Reproduce, character for character, the lines below from the first through the one with "plt.rcParams['font.family'] = ['Lato', 'DejaVu". Leave pictures out.

============================================================

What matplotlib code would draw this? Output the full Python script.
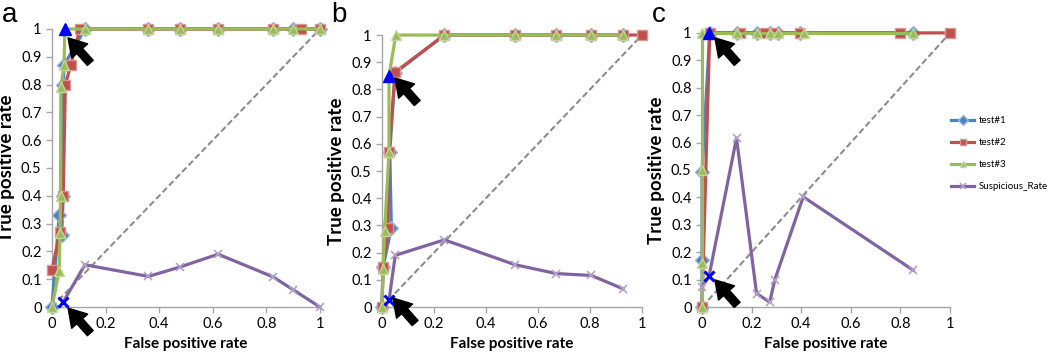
import matplotlib.pyplot as plt
from matplotlib.lines import Line2D

plt.rcParams['font.family'] = ['Lato', 'DejaVu Sans']

# === Data ===
# panel a
a_t1_x = [0, 0.027, 0.036, 0.042, 0.042, 0.045, 0.123, 0.36, 0.478, 0.62, 0.826, 0.9, 1.0]
a_t1_y = [0, 0.33, 0.26, 0.40, 0.80, 0.87, 1, 1, 1, 1, 1, 1, 1]
a_t2_x = [0, 0.03, 0.042, 0.05, 0.07, 0.104, 0.36, 0.478, 0.62, 0.826, 0.93, 1.0]
a_t2_y = [0.134, 0.27, 0.40, 0.80, 0.87, 1, 1, 1, 1, 1, 1, 1]
a_t3_x = [0, 0.027, 0.03, 0.032, 0.033, 0.045, 0.048, 0.123, 0.36, 0.478, 0.62, 0.826, 0.9, 1.0]
a_t3_y = [0, 0.13, 0.265, 0.40, 0.79, 0.87, 1, 1, 1, 1, 1, 1, 1, 1]
a_sr_x = [0.042, 0.123, 0.36, 0.478, 0.62, 0.826, 0.9, 1.0]
a_sr_y = [0.018, 0.152, 0.11, 0.144, 0.19, 0.108, 0.062, 0]
a_hi_tri = (0.048, 1.0)
a_hi_x = (0.042, 0.018)

# panel b
b_t1_x = [0, 0.004, 0.036, 0.03, 0.05, 0.24, 0.51, 0.67, 0.805, 0.927]
b_t1_y = [0, 0.147, 0.29, 0.57, 0.86, 1, 1, 1, 1, 1]
b_t2_x = [0, 0.004, 0.023, 0.027, 0.051, 0.24, 0.51, 0.67, 0.805, 0.927, 1.0]
b_t2_y = [0, 0.147, 0.29, 0.57, 0.864, 1, 1, 1, 1, 1, 1]
b_t3_x = [0, 0.004, 0.01, 0.027, 0.027, 0.053, 0.24, 0.51, 0.67, 0.805, 0.927]
b_t3_y = [0, 0.14, 0.28, 0.57, 0.85, 1, 1, 1, 1, 1, 1]
b_sr_x = [0.027, 0.051, 0.24, 0.51, 0.67, 0.805, 0.927]
b_sr_y = [0.025, 0.19, 0.247, 0.156, 0.123, 0.116, 0.067]
b_hi_tri = (0.027, 0.85)
b_hi_x = (0.027, 0.025)

# panel c
c_t1_x = [0, 0, 0, 0.031, 0.139, 0.22, 0.273, 0.307, 0.394, 0.852]
c_t1_y = [0, 0.17, 0.494, 1, 1, 1, 1, 1, 1, 1]
c_t2_x = [0, 0.031, 0.152, 0.253, 0.293, 0.394, 0.80, 1.0]
c_t2_y = [0, 1, 1, 1, 1, 1, 1, 1]
c_t3_x = [0, 0, 0, 0, 0.028, 0.139, 0.22, 0.273, 0.307, 0.41, 0.852]
c_t3_y = [0, 0.16, 0.50, 1, 1, 1, 1, 1, 1, 1, 1]
c_sr_x = [0, 0.028, 0.139, 0.22, 0.273, 0.293, 0.408, 0.852]
c_sr_y = [0.073, 0.112, 0.616, 0.049, 0.018, 0.098, 0.402, 0.134]
c_hi_tri = (0.028, 1.0)
c_hi_x = (0.028, 0.112)

labels = ['test#1', 'test#2', 'test#3', 'Suspicious_Rate']

# === Styles (Excel 2007 defaults) ===
styles = [
    dict(color='#4F81BD', marker='D', ms=7, mec='#9BB7DC', mew=1),
    dict(color='#C0504D', marker='s', ms=6.5, mec='#D99694', mew=1),
    dict(color='#9BBB59', marker='^', ms=7, mec='#C3D69B', mew=1),
    dict(color='#8064A2', marker='x', ms=6, mec='#B3A2C7', mew=1.2),
]

fig = plt.figure(figsize=(10.5, 3.56), dpi=100)

axes_pos = [
    [0.0495, 0.1376, 0.2552, 0.781],
    [0.3638, 0.1376, 0.2476, 0.764],
    [0.6686, 0.1376, 0.2362, 0.770],
]

panels = [
    ('a', [(a_t1_x, a_t1_y), (a_t2_x, a_t2_y), (a_t3_x, a_t3_y), (a_sr_x, a_sr_y)], a_hi_tri, a_hi_x,
     [(0.06, 0.968), (0.06, -0.004)]),
    ('b', [(b_t1_x, b_t1_y), (b_t2_x, b_t2_y), (b_t3_x, b_t3_y), (b_sr_x, b_sr_y)], b_hi_tri, b_hi_x,
     [(0.05, 0.842), (0.042, 0.033)]),
    ('c', [(c_t1_x, c_t1_y), (c_t2_x, c_t2_y), (c_t3_x, c_t3_y), (c_sr_x, c_sr_y)], c_hi_tri, c_hi_x,
     [(0.052, 0.982), (0.052, 0.099)]),
]

for pos, (letter, series, hi_tri, hi_x, arrows) in zip(axes_pos, panels):
    ax = fig.add_axes(pos)
    ax.plot([0, 1], [0, 1], ls='--', color='#8C8C8C', lw=1.5, dashes=(3, 1.5), zorder=1)
    for (xs, ys), st, lab in zip(series, styles, labels):
        ax.plot(xs, ys, lw=2.3, clip_on=False, zorder=3, label=lab, **st)
    ax.plot(*hi_tri, marker='^', color='#0000FF', ms=8, clip_on=False, zorder=5)
    ax.plot(*hi_x, marker='x', color='#0000FF', ms=7, mew=2.2, clip_on=False, zorder=5)
    for hx, hy in arrows:
        ax.annotate('', xy=(hx, hy), xytext=(16, -18), textcoords='offset points',
                    arrowprops=dict(arrowstyle='simple,head_width=1.1,head_length=0.9,tail_width=0.4',
                                    color='black', mutation_scale=14, shrinkA=0, shrinkB=0),
                    annotation_clip=False, zorder=6)

    ax.set_xlim(0, 1)
    ax.set_ylim(0, 1)
    ax.set_xticks([0, 0.2, 0.4, 0.6, 0.8, 1])
    ax.set_xticklabels(['0', '0.2', '0.4', '0.6', '0.8', '1'])
    ax.set_yticks([i / 10 for i in range(11)])
    ax.set_yticklabels(['0'] + ['%.1f' % (i / 10) for i in range(1, 10)] + ['1'])
    for s in ['top', 'right']:
        ax.spines[s].set_visible(False)
    for s in ['left', 'bottom']:
        ax.spines[s].set_color('#A6A6A6')
        ax.spines[s].set_linewidth(1)
    ax.tick_params(colors='#A6A6A6', labelcolor='black', labelsize=10.5, length=4, width=1)
    ax.set_xlabel('False positive rate', fontsize=11, fontweight='bold', labelpad=4)
    ax.set_ylabel('True positive rate', fontsize=13.5, fontweight='bold', labelpad=4)
    fig.text(pos[0] - 0.048, 0.995, letter, fontsize=20, va='top', ha='left',
             family='Liberation Sans')

# === Legend ===
handles = [Line2D([], [], lw=2.3, **st) for st in styles]
fig.legend(handles, labels, loc='upper left', bbox_to_anchor=(0.903, 0.682), frameon=False,
           fontsize=7, handlelength=2.4, labelspacing=1.35, handletextpad=0.4, markerscale=0.7,
           borderaxespad=0, borderpad=0.3)

plt.savefig('out.png', dpi=100)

============================================================

> _Reply_:
What matplotlib code would draw this? Output the full Python script.
import matplotlib.pyplot as plt
from matplotlib.lines import Line2D

plt.rcParams['font.family'] = ['Lato', 'DejaVu Sans']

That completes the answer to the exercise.